The NC Sandbox Act contemplates reciprocity with other regulators, including the authority to “enter into agreements with other State, federal, or foreign regulators to advance the purpose of the regulatory sandbox, which may include permission for any sandbox participant to operate in other jurisdictions.”[15] The NC Sandbox Act also “permits persons, applicants, or entities that are authorized in other jurisdictions or that hold a license in other jurisdictions to be recognized as sandbox participants in this State.”[16]

The opportunities for regulators to collaborate and share evidence about a broad range of FinTech solutions will help support informed policies, tests, and avoid problems that could arise if the sample size of applicants in one jurisdiction is too small or concentrated. For example, Hawaii’s FinTech sandbox focuses on digital currencies, but its participants range from a local Hawaii-focused bitcoin platform, Cloud Nalu, to more ubiquitous platforms, like Facebook’s Novi; New York-based cryptocurrency exchange, Gemini; and popular investment app, Robinhood. The pool of potential use cases is not limited to our country’s borders, either. Several state and federal regulators are members of the Global Financial Innovation Network,[17] an international group of financial regulators that facilitates the development of best regulatory practices and assists with cross-border testing of innovative financial products or services.

Since most regulatory sandboxes have not been in operation for long enough for their respective participants to complete their pilot programs, it remains to be seen how effective these reciprocity agreements will be in informing assessments of emerging technology. However, the network effect created by more states offering flexible and interoperable regulatory programs could pave the way for a more attractive and predictable marketplace for developing new FinTech solutions.


[1] Gary Gensler, Testimony Before the United States House of Representatives Committee on Financial Services (Oct. 5, 2021), available at https://www.sec.gov/news/testimony/gensler-2021-10-05.

[2] Key Data from Regulatory Sandboxes Across the Globe, The World Bank (Nov. 1, 2020), available at https://www.worldbank.org/en/topic/fintech/brief/key-data-from-regulatory-sandboxes-across-the-globe.

[3] Id.

[4] N.C. Gen. Stat. § 169-2(a).

[5] Legislative Summary, Senate Bill 470: North Carolina Regulatory Sandbox Act (July 7, 2021), available at https://perma.cc/4WST-VNR8.

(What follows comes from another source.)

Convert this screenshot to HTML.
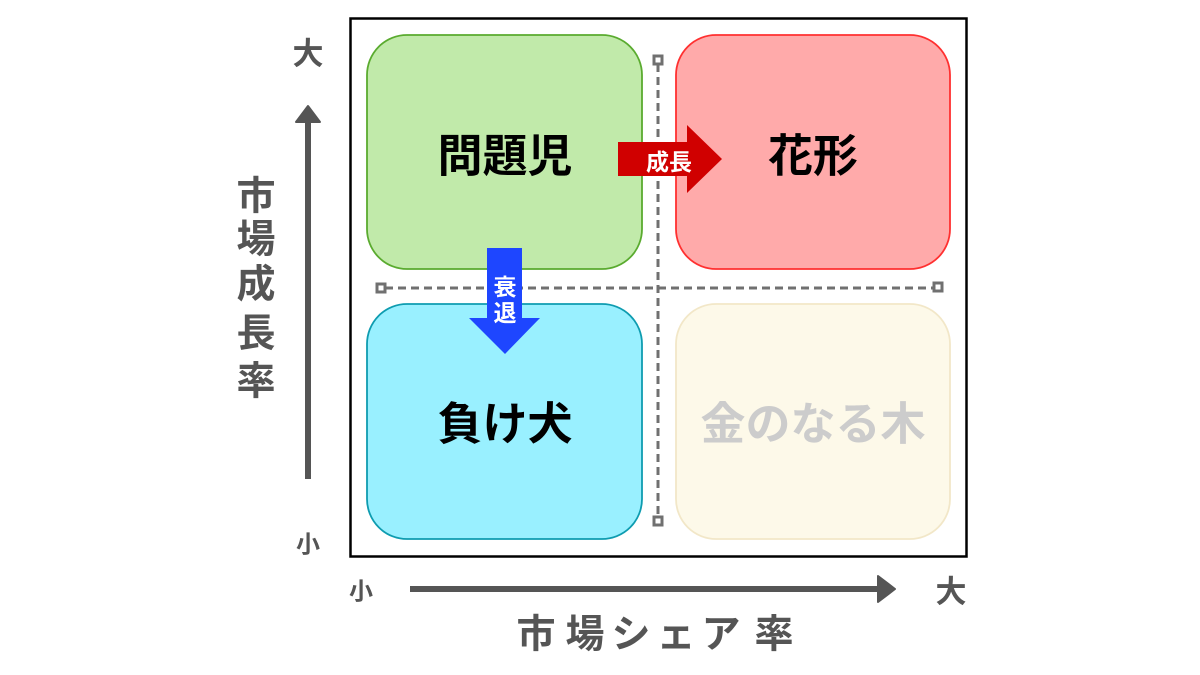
<!DOCTYPE html>
<html>
<head>
<meta charset="utf-8">
<style>
html,body{margin:0;padding:0;background:#fff;}
svg{display:block;}
text{font-family:"Liberation Sans","Noto Sans CJK JP",sans-serif;font-weight:bold;}
</style>
</head>
<body>
<svg width="1200" height="675" viewBox="0 0 1200 675" xmlns="http://www.w3.org/2000/svg">
  <rect x="0" y="0" width="1200" height="675" fill="#ffffff"/>
  <!-- frame -->
  <rect x="350.5" y="18.5" width="616" height="538" fill="#ffffff" stroke="#000" stroke-width="2.5"/>

  <!-- quadrant boxes -->
  <rect x="367" y="35" width="275" height="234" rx="40" ry="40" fill="#c1eaaa" stroke="#5aab2f" stroke-width="1.8"/>
  <rect x="676" y="35" width="274" height="234" rx="40" ry="40" fill="#ffaaaa" stroke="#ff3030" stroke-width="1.8"/>
  <rect x="367" y="304" width="275" height="235" rx="40" ry="40" fill="#99f0ff" stroke="#0e9cb0" stroke-width="1.8"/>
  <rect x="676" y="304" width="274" height="235" rx="40" ry="40" fill="#fdf9e9" stroke="#f2e7c8" stroke-width="1.8"/>

  <!-- dashed guides -->
  <g stroke="#707070" stroke-width="3" fill="none">
    <line x1="658" y1="64" x2="658" y2="517" stroke-dasharray="8,5"/>
    <line x1="385" y1="288" x2="934" y2="288" stroke-dasharray="8,5"/>
    <rect x="654" y="56" width="8" height="8" fill="#fff"/>
    <rect x="654" y="517" width="8" height="8" fill="#fff"/>
    <rect x="377" y="284" width="8" height="8" fill="#fff"/>
    <rect x="934" y="283" width="8" height="8" fill="#fff"/>
  </g>

  <!-- labels in boxes -->
  <text x="505" y="156" font-size="45" text-anchor="middle" dominant-baseline="central" fill="#000">問題児</text>
  <text x="813" y="156" font-size="45" text-anchor="middle" dominant-baseline="central" fill="#000">花形</text>
  <text x="505" y="424" font-size="45" text-anchor="middle" dominant-baseline="central" fill="#000">負け犬</text>
  <text x="813" y="424" font-size="45" text-anchor="middle" dominant-baseline="central" fill="#cccccc">金のなる木</text>

  <!-- growth arrow -->
  <polygon points="618,142 687,142 687,125 722,159 687,193 687,176 618,176" fill="#d00000"/>
  <text x="669" y="162" font-size="23" text-anchor="middle" dominant-baseline="central" fill="#fff">成長</text>

  <!-- decline arrow -->
  <polygon points="487,248 522,248 522,318 540,318 505,354 469,318 487,318" fill="#1e46ff"/>
  <text x="505" y="287" font-size="23" text-anchor="middle" dominant-baseline="central" fill="#fff">衰</text>
  <text x="505" y="313" font-size="23" text-anchor="middle" dominant-baseline="central" fill="#fff">退</text>

  <!-- vertical axis -->
  <rect x="305" y="120" width="6" height="359" fill="#555"/>
  <polygon points="308,106 320,122 296,122" fill="#555" stroke="#555" stroke-width="2" stroke-linejoin="round"/>
  <text x="308" y="54" font-size="31" text-anchor="middle" dominant-baseline="central" fill="#555">大</text>
  <text x="308" y="545" font-size="24" text-anchor="middle" dominant-baseline="central" fill="#555">小</text>
  <g font-size="39" text-anchor="middle" dominant-baseline="central" fill="#555">
    <text x="256" y="197">市</text>
    <text x="256" y="240">場</text>
    <text x="256" y="285">成</text>
    <text x="256" y="334">長</text>
    <text x="256" y="382">率</text>
  </g>

  <!-- horizontal axis -->
  <rect x="410" y="586" width="468" height="6" fill="#555"/>
  <polygon points="895,589 878,576 878,602" fill="#555" stroke="#555" stroke-width="2" stroke-linejoin="round"/>
  <text x="361" y="592" font-size="24" text-anchor="middle" dominant-baseline="central" fill="#555">小</text>
  <text x="951" y="592" font-size="31" text-anchor="middle" dominant-baseline="central" fill="#555">大</text>
  <g font-size="39" text-anchor="middle" dominant-baseline="central" fill="#555">
    <text x="536" y="635">市</text>
    <text x="585" y="635">場</text>
    <text x="631" y="635">シ</text>
    <text x="676" y="635">ェ</text>
    <text x="721" y="635">ア</text>
    <text x="774" y="635">率</text>
  </g>
</svg>
</body>
</html>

[6] N.C. Gen. Stat. § 169-4.

[7] N.C. Gen. Stat. § 169-3.

[8] N.C. Gen. Stat. § 169-4(a).

[9] N.C. Gen. Stat. § 169-4(b)(1).

[10] N.C. Gen. Stat. § 169-4(b)(2).

[11] N.C. Gen. Stat. § 169-4(b)(3).

[12] N.C. Gen. Stat. § 169-4(b)(4).

[13] N.C. Gen. Stat. § 169-4(b)(5).

[14] N.C. Gen. Stat. § 169-4(b)(6).

[15] N.C. Gen. Stat. § 169-12(b).

[16] N.C. Gen. Stat. § 169-12(c).

[17] Global Financial Innovation Network, Members, https://www.thegfin.com/members (last visited Oct. 9, 2021).

DISCLAIMER: Because of the generality of this update, the information provided herein may not be applicable in all situations and should not be acted upon without specific legal advice based on particular situations.